Samuel was in the Temple because of the faith and devotion of his mother. Samuel was quick to listen because of the kindly training of Eli. And it was Eli who understood that God was calling Samuel, and told him what he needed to do. It’s a very different picture than the kind of mountaintop encounter we often imagine, just me and God. It’s much more complicated. It’s a little messier, maybe, than we might have imagined, a little more ragged and non-linear. But in the end it was indeed God standing at the foot of the little boy’s bed, and in that moment Samuel heard God for the first time. “And as Samuel grew up,” we read, “the Lord was with him and let none of his words fall to the ground. And all Israel from Dan to Beer-sheba knew that Samuel was a trustworthy prophet of the Lord.”

The story of Nathanael was another story about God’s calling. And again, it wasn’t a lone mountaintop experience. It was his friend, Philip, who brought Nathanael to see Jesus – and even then, he really wasn’t expecting to be impressed. “Can anything good come from Nazareth?”

Except for knowing he was a friend of Philip, we really don’t know much of anything about Nathanael, except for this one all-important thing. We know that Nathanael was known by Jesus. Jesus knew what kind of a man Nathanael was. And Jesus knew something very particular about him – something that happened under a fig tree. John doesn’t give us any clue what it was – probably John didn’t know either. What mattered is that Jesus let Nathanael know that he was seen, that he was known, and that sudden realization that Jesus really knew him broke through all his skepticism and all his prejudice and all his self-assurance, until all Nathanael could do was worship. “Rabbi,” he said, “you are the Son of God! You are the King of Israel!”

The days ahead are going to be hard. I say that because the world is a hard place. I say that because most of us are growing older, and old age is not easy. I say that because our country and our world are being shaken by changes and uncertainties and divisions and violence and instabilities in ways that have not been seen before – not in our lifetimes, maybe never before.
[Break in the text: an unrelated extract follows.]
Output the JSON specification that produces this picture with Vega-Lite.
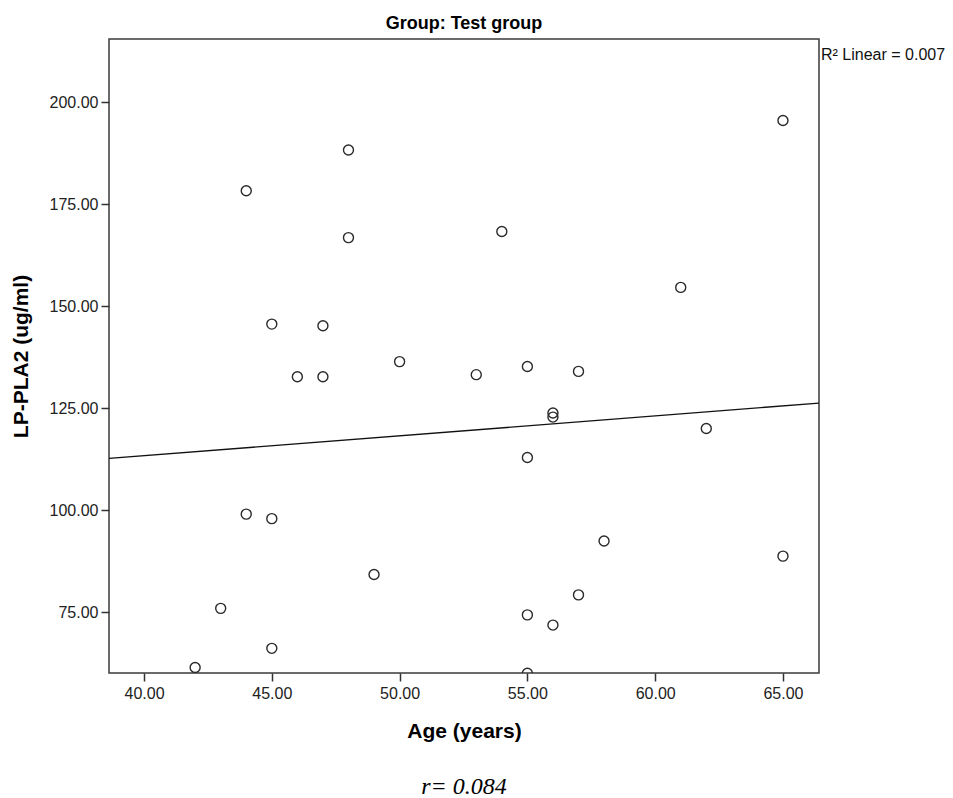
{
  "$schema": "https://vega.github.io/schema/vega-lite/v6.json",
  "width": 710,
  "height": 634,
  "autosize": "none",
  "padding": {"left": 109, "top": 39, "right": 134, "bottom": 125},
  "background": "white",
  "config": {
    "view": {"stroke": "#3a3a3a", "strokeWidth": 1.5},
    "font": "Liberation Sans"
  },
  "title": {
    "text": "Group: Test group",
    "fontSize": 18,
    "fontWeight": "bold",
    "font": "Liberation Sans",
    "color": "#000000",
    "anchor": "middle",
    "offset": 6
  },
  "datasets": {
    "pts": [
      {"age": 42, "lp": 61.4},
      {"age": 43, "lp": 75.9},
      {"age": 44, "lp": 178.3},
      {"age": 44, "lp": 99.0},
      {"age": 45, "lp": 145.6},
      {"age": 45, "lp": 97.9},
      {"age": 45, "lp": 66.1},
      {"age": 46, "lp": 132.7},
      {"age": 47, "lp": 145.2},
      {"age": 47, "lp": 132.7},
      {"age": 48, "lp": 188.3},
      {"age": 48, "lp": 166.8},
      {"age": 49, "lp": 84.2},
      {"age": 50, "lp": 136.4},
      {"age": 53, "lp": 133.2},
      {"age": 54, "lp": 168.3},
      {"age": 55, "lp": 135.2},
      {"age": 55, "lp": 112.9},
      {"age": 55, "lp": 74.3},
      {"age": 55, "lp": 60.0},
      {"age": 56, "lp": 123.8},
      {"age": 56, "lp": 122.8},
      {"age": 56, "lp": 71.8},
      {"age": 57, "lp": 134.0},
      {"age": 57, "lp": 79.2},
      {"age": 58, "lp": 92.4},
      {"age": 61, "lp": 154.6},
      {"age": 62, "lp": 120.0},
      {"age": 65, "lp": 195.5},
      {"age": 65, "lp": 88.7}
    ]
  },
  "layer": [
    {
      "data": {"name": "pts"},
      "mark": {"type": "point", "shape": "circle", "filled": false, "size": 100, "stroke": "#2a2a2a", "strokeWidth": 1.4, "opacity": 1, "clip": true},
      "encoding": {
        "x": {
          "field": "age", "type": "quantitative",
          "scale": {"domain": [38.63, 66.41], "nice": false, "zero": false},
          "axis": {
            "title": "Age (years)", "values": [40, 45, 50, 55, 60, 65], "format": ".2f",
            "grid": false, "domain": false, "tickColor": "#333333", "tickSize": 8, "tickWidth": 1.5,
            "labelFontSize": 16, "labelColor": "#222222", "labelPadding": 4,
            "titleFontSize": 21, "titleFontWeight": "bold", "titleColor": "#000000", "titlePadding": 19
          }
        },
        "y": {
          "field": "lp", "type": "quantitative",
          "scale": {"domain": [60.05, 215.5], "nice": false, "zero": false},
          "axis": {
            "title": "LP-PLA2 (ug/ml)", "values": [75, 100, 125, 150, 175, 200], "format": ".2f",
            "grid": false, "domain": false, "tickColor": "#333333", "tickSize": 8, "tickWidth": 1.5,
            "labelFontSize": 16, "labelColor": "#222222", "labelPadding": 3,
            "titleFontSize": 21, "titleFontWeight": "bold", "titleColor": "#000000", "titlePadding": 18
          }
        }
      }
    },
    {
      "data": {"name": "pts"},
      "transform": [{"regression": "lp", "on": "age", "extent": [38.63, 66.41]}],
      "mark": {"type": "line", "color": "#111111", "strokeWidth": 1.4, "clip": true},
      "encoding": {
        "x": {"field": "age", "type": "quantitative"},
        "y": {"field": "lp", "type": "quantitative"}
      }
    },
    {
      "data": {"values": [{"label": "R² Linear = 0.007"}]},
      "mark": {"type": "text", "align": "left", "baseline": "top", "dx": 2, "dy": 8, "fontSize": 16, "font": "Liberation Sans", "color": "#111111", "clip": false},
      "encoding": {
        "text": {"field": "label", "type": "nominal"},
        "x": {"datum": 66.41, "type": "quantitative"},
        "y": {"datum": 215.5, "type": "quantitative"}
      }
    },
    {
      "data": {"values": [{"label": "r= 0.084"}]},
      "mark": {"type": "text", "align": "center", "baseline": "middle", "fontSize": 24, "font": "Liberation Serif", "fontStyle": "italic", "color": "#000000", "clip": false},
      "encoding": {
        "text": {"field": "label", "type": "nominal"},
        "x": {"datum": 52.52, "type": "quantitative"},
        "y": {"datum": 32.2, "type": "quantitative"}
      }
    }
  ]
}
I believe the church is going to have to grow and change, to become something new, something more urgent, something more needed, than it has been. I don’t think faith is going to be something we can put on and off like a jacket or a piece of jewelry; in the days to come, I believe our faith is going to be the core of our existence, the pole-star of our lives.

Like the disciples on the night of their last supper with Jesus, we need to know now more than ever that we aren’t here, that we aren’t Christians or Episcopalians or members of St. Philip’s just because of our own choices. We are here because he chose us. We are here because we were called. Most of us didn’t have some kind of mountaintop experience. Most of us have heard the voice of God through other people, our mother or father, a teacher or a friend. For most of us, the way has been pretty ragged, maybe a little messy, definitely non-linear. But what we find now that we are here is that Jesus has been calling us all along. We find that he knows us, knows us completely, knows us better than we know ourselves. And that means that we belong, and that means that we are not alone, and that means that we don’t need to be afraid. Because the voice of the one who has called us is the voice of the one who tells us, “Be sure of this – I am with you always, even to the end of the world.”

In hard times – actually in all times – the choices we make are important. We know that. God didn’t create us to be robots; he formed us as creatures with hearts that feel our own feelings, and minds that think our own thoughts, and free wills that choose the right or the wrong. We will be held responsible for our thoughts and our actions. But the foundation of who we are, the solid, unshakable basis for all our hope and all our confidence is that we are his children, “born,” as John writes, “not of blood, nor of the will of the flesh, nor of the will of man, but of the will of God.” We love, because he loved us first. We are light and salt in a dark and hopeless world because he called us first. We know who we are because we are fully known by God. And we will stand, even in the hardest and darkest of times, because we are “the called according to his purpose”, and he is able and willing to make us stand.